Raw data>
==============================
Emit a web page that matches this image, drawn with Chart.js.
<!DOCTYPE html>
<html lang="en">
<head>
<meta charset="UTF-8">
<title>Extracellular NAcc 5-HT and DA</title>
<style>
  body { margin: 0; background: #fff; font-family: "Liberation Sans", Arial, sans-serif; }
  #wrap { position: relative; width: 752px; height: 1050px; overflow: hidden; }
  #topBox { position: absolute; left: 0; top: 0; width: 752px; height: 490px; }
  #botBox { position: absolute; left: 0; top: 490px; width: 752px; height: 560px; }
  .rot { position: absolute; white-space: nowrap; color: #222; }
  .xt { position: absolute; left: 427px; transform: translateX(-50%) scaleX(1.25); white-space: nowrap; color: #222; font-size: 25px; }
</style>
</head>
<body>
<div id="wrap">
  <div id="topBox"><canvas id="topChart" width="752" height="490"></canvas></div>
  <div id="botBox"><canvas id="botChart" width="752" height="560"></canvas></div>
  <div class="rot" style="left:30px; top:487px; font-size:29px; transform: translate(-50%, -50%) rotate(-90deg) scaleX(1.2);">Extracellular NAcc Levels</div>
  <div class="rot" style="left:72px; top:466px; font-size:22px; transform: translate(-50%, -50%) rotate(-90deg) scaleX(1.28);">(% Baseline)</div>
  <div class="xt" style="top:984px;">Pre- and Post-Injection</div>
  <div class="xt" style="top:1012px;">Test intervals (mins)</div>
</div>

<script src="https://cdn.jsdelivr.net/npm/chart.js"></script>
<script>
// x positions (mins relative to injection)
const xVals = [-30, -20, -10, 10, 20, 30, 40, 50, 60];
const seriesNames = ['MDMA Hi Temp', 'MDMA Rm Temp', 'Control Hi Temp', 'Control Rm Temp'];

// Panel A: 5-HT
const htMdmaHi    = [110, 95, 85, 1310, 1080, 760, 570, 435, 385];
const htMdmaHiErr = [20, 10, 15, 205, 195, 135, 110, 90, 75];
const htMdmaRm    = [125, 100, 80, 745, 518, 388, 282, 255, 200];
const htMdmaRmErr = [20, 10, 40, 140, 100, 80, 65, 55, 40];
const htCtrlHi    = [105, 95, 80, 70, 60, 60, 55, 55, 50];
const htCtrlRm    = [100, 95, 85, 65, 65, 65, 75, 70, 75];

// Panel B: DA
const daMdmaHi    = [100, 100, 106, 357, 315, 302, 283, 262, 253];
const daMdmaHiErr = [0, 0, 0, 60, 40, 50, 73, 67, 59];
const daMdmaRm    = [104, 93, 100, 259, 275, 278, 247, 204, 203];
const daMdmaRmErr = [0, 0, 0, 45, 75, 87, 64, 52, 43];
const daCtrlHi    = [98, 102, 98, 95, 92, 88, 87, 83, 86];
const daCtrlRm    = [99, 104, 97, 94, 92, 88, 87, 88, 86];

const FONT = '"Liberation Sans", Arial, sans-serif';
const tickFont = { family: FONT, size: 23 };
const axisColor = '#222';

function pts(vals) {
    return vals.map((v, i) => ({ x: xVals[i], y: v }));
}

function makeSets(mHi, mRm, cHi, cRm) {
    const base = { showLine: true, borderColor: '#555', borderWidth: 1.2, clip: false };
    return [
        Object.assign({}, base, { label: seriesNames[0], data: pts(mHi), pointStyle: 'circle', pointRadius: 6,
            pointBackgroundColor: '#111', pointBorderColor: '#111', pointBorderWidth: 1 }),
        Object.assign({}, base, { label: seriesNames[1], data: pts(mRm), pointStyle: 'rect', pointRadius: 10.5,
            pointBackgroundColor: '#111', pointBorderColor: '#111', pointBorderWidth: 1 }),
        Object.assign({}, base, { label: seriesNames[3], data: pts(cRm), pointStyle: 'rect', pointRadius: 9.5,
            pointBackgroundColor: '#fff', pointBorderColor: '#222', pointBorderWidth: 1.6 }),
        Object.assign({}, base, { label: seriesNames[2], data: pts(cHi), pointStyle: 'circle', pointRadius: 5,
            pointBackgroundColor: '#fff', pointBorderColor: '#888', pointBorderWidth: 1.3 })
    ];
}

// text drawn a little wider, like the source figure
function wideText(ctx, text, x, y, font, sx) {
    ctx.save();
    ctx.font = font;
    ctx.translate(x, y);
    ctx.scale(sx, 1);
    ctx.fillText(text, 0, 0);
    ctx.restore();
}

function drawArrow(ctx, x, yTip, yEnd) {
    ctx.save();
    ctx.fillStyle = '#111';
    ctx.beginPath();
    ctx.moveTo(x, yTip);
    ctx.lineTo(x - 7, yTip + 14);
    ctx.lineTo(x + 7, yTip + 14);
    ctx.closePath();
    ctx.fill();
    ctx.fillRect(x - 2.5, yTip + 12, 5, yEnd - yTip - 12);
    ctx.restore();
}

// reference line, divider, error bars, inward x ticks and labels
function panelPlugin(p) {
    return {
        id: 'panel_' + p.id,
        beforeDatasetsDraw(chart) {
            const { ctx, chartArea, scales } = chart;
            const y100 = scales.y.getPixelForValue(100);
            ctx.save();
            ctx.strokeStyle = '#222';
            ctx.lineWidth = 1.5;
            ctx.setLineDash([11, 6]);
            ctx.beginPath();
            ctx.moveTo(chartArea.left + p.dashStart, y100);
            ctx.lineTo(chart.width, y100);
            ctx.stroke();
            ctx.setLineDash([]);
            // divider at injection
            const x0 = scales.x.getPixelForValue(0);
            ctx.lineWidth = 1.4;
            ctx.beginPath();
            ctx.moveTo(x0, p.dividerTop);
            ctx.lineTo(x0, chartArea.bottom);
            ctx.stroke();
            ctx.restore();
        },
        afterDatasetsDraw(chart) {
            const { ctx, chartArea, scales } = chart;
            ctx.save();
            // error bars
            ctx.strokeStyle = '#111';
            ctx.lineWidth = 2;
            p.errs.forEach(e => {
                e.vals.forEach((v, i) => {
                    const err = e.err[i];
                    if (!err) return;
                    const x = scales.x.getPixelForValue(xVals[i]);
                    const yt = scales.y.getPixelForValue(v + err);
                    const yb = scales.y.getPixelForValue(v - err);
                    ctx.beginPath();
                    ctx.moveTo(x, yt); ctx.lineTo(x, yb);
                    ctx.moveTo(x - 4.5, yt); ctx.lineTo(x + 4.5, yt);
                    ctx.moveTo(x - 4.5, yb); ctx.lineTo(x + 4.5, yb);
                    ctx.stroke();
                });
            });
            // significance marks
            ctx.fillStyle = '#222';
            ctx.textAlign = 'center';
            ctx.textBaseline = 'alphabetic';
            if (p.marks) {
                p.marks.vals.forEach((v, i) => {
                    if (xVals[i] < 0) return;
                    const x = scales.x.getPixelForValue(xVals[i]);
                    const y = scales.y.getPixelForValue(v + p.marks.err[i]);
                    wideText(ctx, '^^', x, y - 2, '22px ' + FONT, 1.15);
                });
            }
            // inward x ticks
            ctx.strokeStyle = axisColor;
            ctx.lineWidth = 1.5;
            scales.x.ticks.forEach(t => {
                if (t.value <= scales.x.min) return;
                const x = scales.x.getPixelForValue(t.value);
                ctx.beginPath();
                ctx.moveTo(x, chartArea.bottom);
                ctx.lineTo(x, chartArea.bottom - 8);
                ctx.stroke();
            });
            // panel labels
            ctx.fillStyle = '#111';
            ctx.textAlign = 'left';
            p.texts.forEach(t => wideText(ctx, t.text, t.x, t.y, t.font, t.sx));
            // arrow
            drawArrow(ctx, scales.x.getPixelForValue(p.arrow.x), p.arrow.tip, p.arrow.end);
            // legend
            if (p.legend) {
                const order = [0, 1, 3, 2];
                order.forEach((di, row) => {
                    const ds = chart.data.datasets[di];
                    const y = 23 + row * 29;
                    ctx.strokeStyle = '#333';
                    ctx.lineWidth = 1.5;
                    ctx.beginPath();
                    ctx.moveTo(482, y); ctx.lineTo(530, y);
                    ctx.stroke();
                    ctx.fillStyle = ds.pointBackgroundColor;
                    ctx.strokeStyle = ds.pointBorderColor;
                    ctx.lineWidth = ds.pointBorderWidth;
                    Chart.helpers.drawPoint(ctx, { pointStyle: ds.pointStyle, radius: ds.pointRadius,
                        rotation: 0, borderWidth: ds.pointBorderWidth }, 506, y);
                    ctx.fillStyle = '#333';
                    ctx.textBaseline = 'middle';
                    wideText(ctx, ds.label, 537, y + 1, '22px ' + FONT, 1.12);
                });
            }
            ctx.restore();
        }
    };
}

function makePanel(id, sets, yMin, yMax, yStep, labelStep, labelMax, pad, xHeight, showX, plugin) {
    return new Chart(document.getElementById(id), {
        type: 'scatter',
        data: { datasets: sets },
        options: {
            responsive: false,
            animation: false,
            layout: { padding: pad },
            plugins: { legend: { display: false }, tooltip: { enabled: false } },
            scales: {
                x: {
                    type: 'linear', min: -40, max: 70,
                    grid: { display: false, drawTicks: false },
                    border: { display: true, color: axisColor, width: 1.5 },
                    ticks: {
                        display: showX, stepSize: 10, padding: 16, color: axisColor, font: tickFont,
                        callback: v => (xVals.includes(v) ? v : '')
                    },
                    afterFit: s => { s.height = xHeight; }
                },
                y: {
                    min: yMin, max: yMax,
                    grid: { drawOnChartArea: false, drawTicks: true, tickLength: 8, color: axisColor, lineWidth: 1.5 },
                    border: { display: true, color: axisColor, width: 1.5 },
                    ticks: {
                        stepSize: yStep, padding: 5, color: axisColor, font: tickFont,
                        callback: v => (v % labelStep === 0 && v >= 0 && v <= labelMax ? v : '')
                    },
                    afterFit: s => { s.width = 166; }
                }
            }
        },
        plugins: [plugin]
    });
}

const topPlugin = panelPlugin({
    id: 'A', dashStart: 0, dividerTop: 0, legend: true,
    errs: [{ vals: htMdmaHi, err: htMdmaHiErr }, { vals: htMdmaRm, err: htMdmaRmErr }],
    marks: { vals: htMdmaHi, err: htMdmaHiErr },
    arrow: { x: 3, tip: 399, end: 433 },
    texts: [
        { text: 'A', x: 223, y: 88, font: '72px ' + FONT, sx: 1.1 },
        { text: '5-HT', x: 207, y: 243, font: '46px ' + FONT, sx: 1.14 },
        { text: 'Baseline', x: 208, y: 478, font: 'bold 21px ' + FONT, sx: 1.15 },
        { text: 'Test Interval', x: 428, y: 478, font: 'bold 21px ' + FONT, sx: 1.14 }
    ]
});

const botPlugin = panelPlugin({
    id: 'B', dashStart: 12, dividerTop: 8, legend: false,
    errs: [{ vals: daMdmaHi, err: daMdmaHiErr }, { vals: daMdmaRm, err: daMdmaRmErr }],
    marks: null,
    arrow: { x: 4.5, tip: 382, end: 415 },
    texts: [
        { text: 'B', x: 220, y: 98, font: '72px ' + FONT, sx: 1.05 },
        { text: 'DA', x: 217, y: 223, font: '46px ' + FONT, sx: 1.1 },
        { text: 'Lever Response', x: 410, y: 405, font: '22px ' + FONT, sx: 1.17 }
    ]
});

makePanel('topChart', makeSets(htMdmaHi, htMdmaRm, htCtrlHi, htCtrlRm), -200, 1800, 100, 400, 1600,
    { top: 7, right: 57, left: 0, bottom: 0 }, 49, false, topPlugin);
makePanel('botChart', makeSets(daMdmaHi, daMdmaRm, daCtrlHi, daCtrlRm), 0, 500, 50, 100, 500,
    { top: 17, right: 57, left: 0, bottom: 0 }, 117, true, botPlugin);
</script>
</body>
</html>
==============================
What is being asked>
Check each line above for the string "drawn" and report how many lines have it, giving only the number.

Finished task>
2